# [Work to do]
Take each line containing "page" and report it exactly as written.

# [Data to use]
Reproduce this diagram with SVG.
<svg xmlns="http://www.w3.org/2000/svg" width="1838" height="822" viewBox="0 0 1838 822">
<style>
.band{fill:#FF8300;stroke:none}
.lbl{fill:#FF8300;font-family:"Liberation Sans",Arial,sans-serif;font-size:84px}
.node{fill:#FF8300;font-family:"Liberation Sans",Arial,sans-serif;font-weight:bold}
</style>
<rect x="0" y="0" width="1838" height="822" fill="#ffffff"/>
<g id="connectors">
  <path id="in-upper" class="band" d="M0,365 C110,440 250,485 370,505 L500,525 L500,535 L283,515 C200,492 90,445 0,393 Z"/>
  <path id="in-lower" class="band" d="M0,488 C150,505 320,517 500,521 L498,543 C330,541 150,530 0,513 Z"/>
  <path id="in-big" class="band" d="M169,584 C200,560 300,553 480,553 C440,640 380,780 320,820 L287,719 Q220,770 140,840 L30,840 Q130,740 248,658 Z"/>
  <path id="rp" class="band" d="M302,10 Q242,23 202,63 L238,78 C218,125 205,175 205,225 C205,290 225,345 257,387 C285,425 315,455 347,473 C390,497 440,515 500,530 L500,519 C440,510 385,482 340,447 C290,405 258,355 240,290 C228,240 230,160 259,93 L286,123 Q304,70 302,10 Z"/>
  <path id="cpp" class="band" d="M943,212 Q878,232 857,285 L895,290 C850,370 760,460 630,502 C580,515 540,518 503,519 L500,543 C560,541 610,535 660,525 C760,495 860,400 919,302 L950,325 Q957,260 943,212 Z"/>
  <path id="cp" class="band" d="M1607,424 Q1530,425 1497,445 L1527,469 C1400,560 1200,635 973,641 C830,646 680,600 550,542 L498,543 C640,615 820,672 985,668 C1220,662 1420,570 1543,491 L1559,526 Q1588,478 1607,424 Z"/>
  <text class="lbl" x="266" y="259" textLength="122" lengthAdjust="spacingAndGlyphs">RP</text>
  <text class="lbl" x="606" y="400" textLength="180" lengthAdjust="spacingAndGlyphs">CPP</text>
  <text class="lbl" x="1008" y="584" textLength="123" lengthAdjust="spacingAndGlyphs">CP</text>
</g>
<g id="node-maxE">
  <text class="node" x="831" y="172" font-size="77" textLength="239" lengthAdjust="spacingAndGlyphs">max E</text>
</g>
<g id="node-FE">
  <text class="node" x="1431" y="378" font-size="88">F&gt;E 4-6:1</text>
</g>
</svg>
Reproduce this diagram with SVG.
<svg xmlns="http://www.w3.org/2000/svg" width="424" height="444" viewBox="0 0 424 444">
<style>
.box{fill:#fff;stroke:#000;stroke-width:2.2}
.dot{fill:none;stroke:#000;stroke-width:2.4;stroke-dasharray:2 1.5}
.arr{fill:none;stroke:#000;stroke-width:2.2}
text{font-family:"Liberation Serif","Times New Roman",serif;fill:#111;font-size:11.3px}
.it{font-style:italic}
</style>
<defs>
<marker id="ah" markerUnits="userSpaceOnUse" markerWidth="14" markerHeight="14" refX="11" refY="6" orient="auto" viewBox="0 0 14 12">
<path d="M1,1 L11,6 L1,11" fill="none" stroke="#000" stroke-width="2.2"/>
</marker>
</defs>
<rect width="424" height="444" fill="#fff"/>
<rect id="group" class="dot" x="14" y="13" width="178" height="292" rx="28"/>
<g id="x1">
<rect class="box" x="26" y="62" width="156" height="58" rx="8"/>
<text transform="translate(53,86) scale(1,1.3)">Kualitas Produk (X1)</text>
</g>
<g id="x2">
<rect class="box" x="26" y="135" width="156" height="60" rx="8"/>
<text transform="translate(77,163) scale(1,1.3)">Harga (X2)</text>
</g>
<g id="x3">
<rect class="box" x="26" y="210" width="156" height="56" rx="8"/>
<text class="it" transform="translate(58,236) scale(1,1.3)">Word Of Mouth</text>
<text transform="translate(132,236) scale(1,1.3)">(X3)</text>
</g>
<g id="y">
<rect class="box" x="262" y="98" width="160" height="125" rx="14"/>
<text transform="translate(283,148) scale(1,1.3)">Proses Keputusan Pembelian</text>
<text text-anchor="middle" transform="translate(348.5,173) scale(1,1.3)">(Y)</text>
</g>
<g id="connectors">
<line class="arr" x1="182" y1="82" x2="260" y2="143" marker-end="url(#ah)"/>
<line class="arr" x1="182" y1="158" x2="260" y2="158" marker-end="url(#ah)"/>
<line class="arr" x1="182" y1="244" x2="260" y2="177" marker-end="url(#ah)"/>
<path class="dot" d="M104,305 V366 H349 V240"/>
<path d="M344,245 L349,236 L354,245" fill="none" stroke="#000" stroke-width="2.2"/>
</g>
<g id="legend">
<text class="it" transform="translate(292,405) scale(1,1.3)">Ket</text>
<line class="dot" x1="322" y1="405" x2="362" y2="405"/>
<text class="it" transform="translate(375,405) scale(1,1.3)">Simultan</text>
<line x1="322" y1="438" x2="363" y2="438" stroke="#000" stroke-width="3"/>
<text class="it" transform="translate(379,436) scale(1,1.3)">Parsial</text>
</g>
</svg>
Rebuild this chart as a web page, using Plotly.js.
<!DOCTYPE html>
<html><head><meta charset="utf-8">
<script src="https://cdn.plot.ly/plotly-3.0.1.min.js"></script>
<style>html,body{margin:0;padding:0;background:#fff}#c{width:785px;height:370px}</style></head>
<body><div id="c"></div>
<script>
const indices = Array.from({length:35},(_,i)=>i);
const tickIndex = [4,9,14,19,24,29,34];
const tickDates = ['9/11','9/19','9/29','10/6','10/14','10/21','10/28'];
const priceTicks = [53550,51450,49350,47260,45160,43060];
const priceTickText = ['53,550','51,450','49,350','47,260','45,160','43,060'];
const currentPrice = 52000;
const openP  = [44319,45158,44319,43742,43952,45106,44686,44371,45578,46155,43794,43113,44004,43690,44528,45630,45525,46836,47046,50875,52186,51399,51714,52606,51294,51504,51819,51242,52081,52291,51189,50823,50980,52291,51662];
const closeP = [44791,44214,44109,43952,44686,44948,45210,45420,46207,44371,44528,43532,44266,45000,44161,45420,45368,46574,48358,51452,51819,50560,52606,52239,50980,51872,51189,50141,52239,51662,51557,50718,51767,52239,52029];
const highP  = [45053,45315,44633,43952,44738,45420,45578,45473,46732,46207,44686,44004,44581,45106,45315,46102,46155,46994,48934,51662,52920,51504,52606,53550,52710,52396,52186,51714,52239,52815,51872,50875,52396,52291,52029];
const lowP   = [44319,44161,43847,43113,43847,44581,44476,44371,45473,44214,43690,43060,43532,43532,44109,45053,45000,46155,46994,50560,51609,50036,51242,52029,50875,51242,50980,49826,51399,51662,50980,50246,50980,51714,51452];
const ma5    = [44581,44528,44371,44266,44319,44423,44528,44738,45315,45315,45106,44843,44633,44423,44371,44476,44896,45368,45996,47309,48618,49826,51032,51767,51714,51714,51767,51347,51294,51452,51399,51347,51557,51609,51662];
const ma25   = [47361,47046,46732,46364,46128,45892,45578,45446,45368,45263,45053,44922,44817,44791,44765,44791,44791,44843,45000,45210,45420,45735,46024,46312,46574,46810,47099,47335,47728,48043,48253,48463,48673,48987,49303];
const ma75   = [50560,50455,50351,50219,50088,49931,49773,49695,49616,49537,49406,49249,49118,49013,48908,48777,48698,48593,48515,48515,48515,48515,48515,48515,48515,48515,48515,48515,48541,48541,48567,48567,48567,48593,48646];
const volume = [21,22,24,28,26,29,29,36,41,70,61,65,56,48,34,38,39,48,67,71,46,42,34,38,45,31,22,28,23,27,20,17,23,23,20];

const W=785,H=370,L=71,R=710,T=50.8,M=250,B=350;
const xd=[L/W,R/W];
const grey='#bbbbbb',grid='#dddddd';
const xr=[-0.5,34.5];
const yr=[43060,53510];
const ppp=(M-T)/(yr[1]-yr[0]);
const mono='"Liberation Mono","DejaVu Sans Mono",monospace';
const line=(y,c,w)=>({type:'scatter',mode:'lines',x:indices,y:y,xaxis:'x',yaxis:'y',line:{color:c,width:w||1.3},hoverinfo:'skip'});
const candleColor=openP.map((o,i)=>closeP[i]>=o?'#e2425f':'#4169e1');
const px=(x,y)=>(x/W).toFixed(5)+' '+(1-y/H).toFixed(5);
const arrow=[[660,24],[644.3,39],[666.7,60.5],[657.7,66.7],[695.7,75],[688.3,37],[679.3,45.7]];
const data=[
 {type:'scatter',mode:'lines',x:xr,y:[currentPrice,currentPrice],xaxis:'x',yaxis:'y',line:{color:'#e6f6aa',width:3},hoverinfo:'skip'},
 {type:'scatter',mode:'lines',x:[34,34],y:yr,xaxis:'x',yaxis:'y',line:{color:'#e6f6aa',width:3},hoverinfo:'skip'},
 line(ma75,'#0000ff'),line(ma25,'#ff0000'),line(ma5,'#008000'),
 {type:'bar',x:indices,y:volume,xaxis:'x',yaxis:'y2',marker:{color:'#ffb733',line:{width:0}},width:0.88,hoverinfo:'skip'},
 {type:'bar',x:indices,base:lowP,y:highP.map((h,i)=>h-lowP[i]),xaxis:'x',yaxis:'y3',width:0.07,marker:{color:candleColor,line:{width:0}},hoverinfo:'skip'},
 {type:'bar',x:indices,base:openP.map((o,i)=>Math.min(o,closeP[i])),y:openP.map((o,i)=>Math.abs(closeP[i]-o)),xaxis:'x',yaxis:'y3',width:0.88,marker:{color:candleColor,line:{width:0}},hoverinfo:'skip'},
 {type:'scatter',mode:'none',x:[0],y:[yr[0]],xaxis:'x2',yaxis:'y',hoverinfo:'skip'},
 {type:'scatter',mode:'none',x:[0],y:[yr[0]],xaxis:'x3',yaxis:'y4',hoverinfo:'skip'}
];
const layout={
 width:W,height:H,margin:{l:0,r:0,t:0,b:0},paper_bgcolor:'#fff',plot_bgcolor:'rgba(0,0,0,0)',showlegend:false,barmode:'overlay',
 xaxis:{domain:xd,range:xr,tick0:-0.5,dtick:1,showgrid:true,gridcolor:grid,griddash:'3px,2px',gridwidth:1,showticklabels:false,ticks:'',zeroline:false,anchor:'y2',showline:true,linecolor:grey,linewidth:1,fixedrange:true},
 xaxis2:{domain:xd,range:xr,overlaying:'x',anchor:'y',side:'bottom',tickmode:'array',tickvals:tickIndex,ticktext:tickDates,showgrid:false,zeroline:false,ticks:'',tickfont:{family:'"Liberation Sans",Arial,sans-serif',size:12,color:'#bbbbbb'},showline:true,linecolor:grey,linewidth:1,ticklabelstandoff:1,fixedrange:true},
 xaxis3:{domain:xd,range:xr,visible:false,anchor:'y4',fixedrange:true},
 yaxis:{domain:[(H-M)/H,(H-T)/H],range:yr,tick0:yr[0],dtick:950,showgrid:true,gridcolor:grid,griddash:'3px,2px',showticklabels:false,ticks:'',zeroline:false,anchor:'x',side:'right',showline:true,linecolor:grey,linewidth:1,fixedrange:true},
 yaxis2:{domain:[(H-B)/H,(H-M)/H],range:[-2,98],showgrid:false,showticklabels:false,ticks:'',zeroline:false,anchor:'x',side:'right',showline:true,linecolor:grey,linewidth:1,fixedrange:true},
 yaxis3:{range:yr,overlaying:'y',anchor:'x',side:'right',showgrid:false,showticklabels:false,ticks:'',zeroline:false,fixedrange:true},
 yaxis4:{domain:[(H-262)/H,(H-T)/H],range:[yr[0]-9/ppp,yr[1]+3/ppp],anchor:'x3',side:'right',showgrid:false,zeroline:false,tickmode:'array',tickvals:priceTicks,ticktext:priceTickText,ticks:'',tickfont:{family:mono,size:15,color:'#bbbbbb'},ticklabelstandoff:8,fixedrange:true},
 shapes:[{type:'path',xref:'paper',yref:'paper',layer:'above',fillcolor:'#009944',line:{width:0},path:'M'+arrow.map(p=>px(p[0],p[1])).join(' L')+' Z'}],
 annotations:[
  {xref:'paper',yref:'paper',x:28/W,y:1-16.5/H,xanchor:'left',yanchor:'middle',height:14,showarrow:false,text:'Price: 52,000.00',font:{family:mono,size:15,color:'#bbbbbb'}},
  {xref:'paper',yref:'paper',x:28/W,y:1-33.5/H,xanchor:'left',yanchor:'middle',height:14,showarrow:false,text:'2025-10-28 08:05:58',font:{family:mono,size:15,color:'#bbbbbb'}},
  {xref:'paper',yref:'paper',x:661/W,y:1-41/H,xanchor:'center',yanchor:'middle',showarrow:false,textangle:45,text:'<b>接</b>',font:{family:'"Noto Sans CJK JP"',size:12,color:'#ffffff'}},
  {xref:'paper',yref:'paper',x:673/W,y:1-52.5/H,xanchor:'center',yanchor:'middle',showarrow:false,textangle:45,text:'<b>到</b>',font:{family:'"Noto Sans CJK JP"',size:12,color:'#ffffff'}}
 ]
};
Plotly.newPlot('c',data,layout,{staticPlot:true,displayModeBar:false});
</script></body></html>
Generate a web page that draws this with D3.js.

# [Correct output]
Rebuild this chart as a web page, using Plotly.js.
Generate a web page that draws this with D3.js.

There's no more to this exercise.